DATA EXCERPT:
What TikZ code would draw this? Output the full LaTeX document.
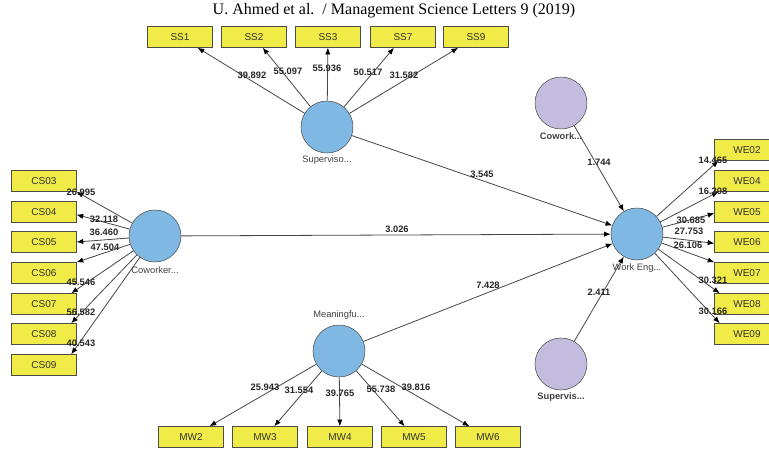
\documentclass[tikz,border=0pt]{standalone}
\usepackage{fontspec}
\setmainfont{Liberation Sans}
\newfontfamily\headfont{Liberation Serif}
\usetikzlibrary{arrows.meta}
\definecolor{boxyellow}{RGB}{240,235,70}
\definecolor{lvblue}{RGB}{128,184,228}
\definecolor{lvpurple}{RGB}{196,188,222}
\definecolor{edgegray}{RGB}{70,70,70}
\tikzstyle{item-node}=[fill=boxyellow,draw=black!70,rectangle,minimum width=48.5pt,minimum height=15.75pt,inner sep=0pt,text=black!80,font=\fontsize{7.5}{8}\selectfont]
\tikzstyle{latent-node}=[fill=lvblue,circle,draw=black!70,minimum size=39pt,inner sep=0pt]
\tikzstyle{control-node}=[fill=lvpurple,circle,draw=black!70,minimum size=39pt,inner sep=0pt]
\tikzstyle{name-node}=[inner sep=0pt,text=black!75,font=\fontsize{7}{8}\selectfont]
\tikzstyle{weight-node}=[inner sep=0pt,text=black!85,font=\bfseries\fontsize{7}{8}\selectfont]
\tikzstyle{gray-line}=[draw=edgegray,line width=0.6pt]

\begin{document}
\begin{tikzpicture}[x=0.75pt,y=-0.75pt]
	\clip (0,0) rectangle (769,450);
	\node (title)[font=\headfont\fontsize{12}{14}\selectfont] at (394,11) {U. Ahmed et al.~~/ Management Science Letters 9 (2019)};

	\begin{scope}
	% constructs
	\node (sup)[latent-node] at (327,127) {};
	\node (cow)[latent-node] at (155,236) {};
	\node (mea)[latent-node] at (339,351) {};
	\node (wen)[latent-node] at (637,234) {};
	\node (cwk)[control-node] at (561,103) {};
	\node (spv)[control-node] at (561,364) {};

	\node (sup-name)[name-node] at (327,160) {Superviso...};
	\node (cow-name)[name-node] at (155,270) {Coworker...};
	\node (mea-name)[name-node] at (339,315) {Meaningfu...};
	\node (wen-name)[name-node] at (637,268) {Work Eng...};
	\node (cwk-name)[name-node,font=\bfseries\fontsize{7}{8}\selectfont] at (561,136) {Cowork...};
	\node (spv-name)[name-node,font=\bfseries\fontsize{7}{8}\selectfont] at (561,397) {Supervis...};
	\end{scope}

	\begin{scope}
	% indicators
	\node (ss1)[item-node] at (180,37) {SS1};
	\node (ss2)[item-node] at (254,37) {SS2};
	\node (ss3)[item-node] at (328,37) {SS3};
	\node (ss7)[item-node] at (403,37) {SS7};
	\node (ss9)[item-node] at (476,37) {SS9};

	\node (cs3)[item-node] at (44,181) {CS03};
	\node (cs4)[item-node] at (44,212) {CS04};
	\node (cs5)[item-node] at (44,242) {CS05};
	\node (cs6)[item-node] at (44,273) {CS06};
	\node (cs7)[item-node] at (44,304) {CS07};
	\node (cs8)[item-node] at (44,334) {CS08};
	\node (cs9)[item-node] at (44,365) {CS09};

	\node (we2)[item-node] at (747,150) {WE02};
	\node (we4)[item-node] at (747,181) {WE04};
	\node (we5)[item-node] at (747,212) {WE05};
	\node (we6)[item-node] at (747,242) {WE06};
	\node (we7)[item-node] at (747,273) {WE07};
	\node (we8)[item-node] at (747,304) {WE08};
	\node (we9)[item-node] at (747,334) {WE09};

	\node (mw2)[item-node] at (191,437) {MW2};
	\node (mw3)[item-node] at (265,437) {MW3};
	\node (mw4)[item-node] at (340,437) {MW4};
	\node (mw5)[item-node] at (414,437) {MW5};
	\node (mw6)[item-node] at (488,437) {MW6};
	\end{scope}

	\begin{scope}[>={Latex[black,length=5pt,width=4pt]}, every edge/.style=gray-line]
	\path [->] (sup) edge (ss1);
	\path [->] (sup) edge (ss2);
	\path [->] (sup) edge (ss3);
	\path [->] (sup) edge (ss7);
	\path [->] (sup) edge (ss9);

	\path [->] (cow) edge (cs3.south east);
	\path [->] (cow) edge ([yshift=-2pt]cs4.east);
	\path [->] (cow) edge (cs5.east);
	\path [->] (cow) edge (cs6.north east);
	\path [->] (cow) edge ([xshift=-4pt]cs7.north east);
	\path [->] (cow) edge ([xshift=-4pt]cs8.north east);
	\path [->] (cow) edge ([xshift=-4pt]cs9.north east);

	\path [->] (wen) edge ([xshift=3pt]we2.south west);
	\path [->] (wen) edge ([xshift=3pt]we4.south west);
	\path [->] (wen) edge ([yshift=-1pt]we5.west);
	\path [->] (wen) edge ([yshift=-1pt]we6.west);
	\path [->] (wen) edge (we7.north west);
	\path [->] (wen) edge ([xshift=4pt]we8.north west);
	\path [->] (wen) edge ([xshift=4pt]we9.north west);

	\path [->] (mea) edge (mw2);
	\path [->] (mea) edge (mw3);
	\path [->] (mea) edge (mw4);
	\path [->] (mea) edge (mw5);
	\path [->] (mea) edge (mw6);

	\path [->] (sup) edge (wen);
	\path [->] (cow) edge (wen);
	\path [->] (mea) edge (wen);
	\path [->] (cwk) edge (wen);
	\path [->] (spv) edge (wen);
	\end{scope}

	\begin{scope}
	% path coefficients
	\node (w-ss1)[weight-node] at (252,75) {39.892};
	\node (w-ss2)[weight-node] at (288,71) {55.097};
	\node (w-ss3)[weight-node] at (327,68) {55.936};
	\node (w-ss7)[weight-node] at (368,72) {50.517};
	\node (w-ss9)[weight-node] at (404,75) {31.582};

	\node (w-cs3)[weight-node] at (81,192) {26.995};
	\node (w-cs4)[weight-node] at (104,219) {32.118};
	\node (w-cs5)[weight-node] at (104,232) {36.460};
	\node (w-cs6)[weight-node] at (105,247) {47.504};
	\node (w-cs7)[weight-node] at (81,282) {45.546};
	\node (w-cs8)[weight-node] at (81,312) {56.582};
	\node (w-cs9)[weight-node] at (81,343) {40.543};

	\node (w-we2)[weight-node] at (713,160) {14.465};
	\node (w-we4)[weight-node] at (713,191) {16.208};
	\node (w-we5)[weight-node] at (691,220) {30.685};
	\node (w-we6)[weight-node] at (689,231) {27.753};
	\node (w-we7)[weight-node] at (688,245) {26.106};
	\node (w-we8)[weight-node] at (713,280) {30.321};
	\node (w-we9)[weight-node] at (713,311) {30.166};

	\node (w-mw2)[weight-node] at (265,387) {25.943};
	\node (w-mw3)[weight-node] at (299,390) {31.554};
	\node (w-mw4)[weight-node] at (340,393) {39.765};
	\node (w-mw5)[weight-node] at (381,389) {55.738};
	\node (w-mw6)[weight-node] at (416,387) {39.816};

	\node (w-sup)[weight-node] at (482,174) {3.545};
	\node (w-cow)[weight-node] at (397,229) {3.026};
	\node (w-mea)[weight-node] at (488,285) {7.428};
	\node (w-cwk)[weight-node] at (599,162) {1.744};
	\node (w-spv)[weight-node] at (599,292) {2.411};
	\end{scope}
\end{tikzpicture}
\end{document}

REQUIREMENT: Transcribe the whole listing exactly. Pictures stay out of your copy.

ANSWER TO THE PROBLEM:
What TikZ code would draw this? Output the full LaTeX document.
\documentclass[tikz,border=0pt]{standalone}
\usepackage{fontspec}
\setmainfont{Liberation Sans}
\newfontfamily\headfont{Liberation Serif}
\usetikzlibrary{arrows.meta}
\definecolor{boxyellow}{RGB}{240,235,70}
\definecolor{lvblue}{RGB}{128,184,228}
\definecolor{lvpurple}{RGB}{196,188,222}
\definecolor{edgegray}{RGB}{70,70,70}
\tikzstyle{item-node}=[fill=boxyellow,draw=black!70,rectangle,minimum width=48.5pt,minimum height=15.75pt,inner sep=0pt,text=black!80,font=\fontsize{7.5}{8}\selectfont]
\tikzstyle{latent-node}=[fill=lvblue,circle,draw=black!70,minimum size=39pt,inner sep=0pt]
\tikzstyle{control-node}=[fill=lvpurple,circle,draw=black!70,minimum size=39pt,inner sep=0pt]
\tikzstyle{name-node}=[inner sep=0pt,text=black!75,font=\fontsize{7}{8}\selectfont]
\tikzstyle{weight-node}=[inner sep=0pt,text=black!85,font=\bfseries\fontsize{7}{8}\selectfont]
\tikzstyle{gray-line}=[draw=edgegray,line width=0.6pt]

\begin{document}
\begin{tikzpicture}[x=0.75pt,y=-0.75pt]
	\clip (0,0) rectangle (769,450);
	\node (title)[font=\headfont\fontsize{12}{14}\selectfont] at (394,11) {U. Ahmed et al.~~/ Management Science Letters 9 (2019)};

	\begin{scope}
	% constructs
	\node (sup)[latent-node] at (327,127) {};
	\node (cow)[latent-node] at (155,236) {};
	\node (mea)[latent-node] at (339,351) {};
	\node (wen)[latent-node] at (637,234) {};
	\node (cwk)[control-node] at (561,103) {};
	\node (spv)[control-node] at (561,364) {};

	\node (sup-name)[name-node] at (327,160) {Superviso...};
	\node (cow-name)[name-node] at (155,270) {Coworker...};
	\node (mea-name)[name-node] at (339,315) {Meaningfu...};
	\node (wen-name)[name-node] at (637,268) {Work Eng...};
	\node (cwk-name)[name-node,font=\bfseries\fontsize{7}{8}\selectfont] at (561,136) {Cowork...};
	\node (spv-name)[name-node,font=\bfseries\fontsize{7}{8}\selectfont] at (561,397) {Supervis...};
	\end{scope}

	\begin{scope}
	% indicators
	\node (ss1)[item-node] at (180,37) {SS1};
	\node (ss2)[item-node] at (254,37) {SS2};
	\node (ss3)[item-node] at (328,37) {SS3};
	\node (ss7)[item-node] at (403,37) {SS7};
	\node (ss9)[item-node] at (476,37) {SS9};

	\node (cs3)[item-node] at (44,181) {CS03};
	\node (cs4)[item-node] at (44,212) {CS04};
	\node (cs5)[item-node] at (44,242) {CS05};
	\node (cs6)[item-node] at (44,273) {CS06};
	\node (cs7)[item-node] at (44,304) {CS07};
	\node (cs8)[item-node] at (44,334) {CS08};
	\node (cs9)[item-node] at (44,365) {CS09};

	\node (we2)[item-node] at (747,150) {WE02};
	\node (we4)[item-node] at (747,181) {WE04};
	\node (we5)[item-node] at (747,212) {WE05};
	\node (we6)[item-node] at (747,242) {WE06};
	\node (we7)[item-node] at (747,273) {WE07};
	\node (we8)[item-node] at (747,304) {WE08};
	\node (we9)[item-node] at (747,334) {WE09};

	\node (mw2)[item-node] at (191,437) {MW2};
	\node (mw3)[item-node] at (265,437) {MW3};
	\node (mw4)[item-node] at (340,437) {MW4};
	\node (mw5)[item-node] at (414,437) {MW5};
	\node (mw6)[item-node] at (488,437) {MW6};
	\end{scope}

	\begin{scope}[>={Latex[black,length=5pt,width=4pt]}, every edge/.style=gray-line]
	\path [->] (sup) edge (ss1);
	\path [->] (sup) edge (ss2);
	\path [->] (sup) edge (ss3);
	\path [->] (sup) edge (ss7);
	\path [->] (sup) edge (ss9);

	\path [->] (cow) edge (cs3.south east);
	\path [->] (cow) edge ([yshift=-2pt]cs4.east);
	\path [->] (cow) edge (cs5.east);
	\path [->] (cow) edge (cs6.north east);
	\path [->] (cow) edge ([xshift=-4pt]cs7.north east);
	\path [->] (cow) edge ([xshift=-4pt]cs8.north east);
	\path [->] (cow) edge ([xshift=-4pt]cs9.north east);

	\path [->] (wen) edge ([xshift=3pt]we2.south west);
	\path [->] (wen) edge ([xshift=3pt]we4.south west);
	\path [->] (wen) edge ([yshift=-1pt]we5.west);
	\path [->] (wen) edge ([yshift=-1pt]we6.west);
	\path [->] (wen) edge (we7.north west);
	\path [->] (wen) edge ([xshift=4pt]we8.north west);
	\path [->] (wen) edge ([xshift=4pt]we9.north west);

	\path [->] (mea) edge (mw2);
	\path [->] (mea) edge (mw3);
	\path [->] (mea) edge (mw4);
	\path [->] (mea) edge (mw5);
	\path [->] (mea) edge (mw6);

	\path [->] (sup) edge (wen);
	\path [->] (cow) edge (wen);
	\path [->] (mea) edge (wen);
	\path [->] (cwk) edge (wen);
	\path [->] (spv) edge (wen);
	\end{scope}

	\begin{scope}
	% path coefficients
	\node (w-ss1)[weight-node] at (252,75) {39.892};
	\node (w-ss2)[weight-node] at (288,71) {55.097};
	\node (w-ss3)[weight-node] at (327,68) {55.936};
	\node (w-ss7)[weight-node] at (368,72) {50.517};
	\node (w-ss9)[weight-node] at (404,75) {31.582};

	\node (w-cs3)[weight-node] at (81,192) {26.995};
	\node (w-cs4)[weight-node] at (104,219) {32.118};
	\node (w-cs5)[weight-node] at (104,232) {36.460};
	\node (w-cs6)[weight-node] at (105,247) {47.504};
	\node (w-cs7)[weight-node] at (81,282) {45.546};
	\node (w-cs8)[weight-node] at (81,312) {56.582};
	\node (w-cs9)[weight-node] at (81,343) {40.543};

	\node (w-we2)[weight-node] at (713,160) {14.465};
	\node (w-we4)[weight-node] at (713,191) {16.208};
	\node (w-we5)[weight-node] at (691,220) {30.685};
	\node (w-we6)[weight-node] at (689,231) {27.753};
	\node (w-we7)[weight-node] at (688,245) {26.106};
	\node (w-we8)[weight-node] at (713,280) {30.321};
	\node (w-we9)[weight-node] at (713,311) {30.166};

	\node (w-mw2)[weight-node] at (265,387) {25.943};
	\node (w-mw3)[weight-node] at (299,390) {31.554};
	\node (w-mw4)[weight-node] at (340,393) {39.765};
	\node (w-mw5)[weight-node] at (381,389) {55.738};
	\node (w-mw6)[weight-node] at (416,387) {39.816};

	\node (w-sup)[weight-node] at (482,174) {3.545};
	\node (w-cow)[weight-node] at (397,229) {3.026};
	\node (w-mea)[weight-node] at (488,285) {7.428};
	\node (w-cwk)[weight-node] at (599,162) {1.744};
	\node (w-spv)[weight-node] at (599,292) {2.411};
	\end{scope}
\end{tikzpicture}
\end{document}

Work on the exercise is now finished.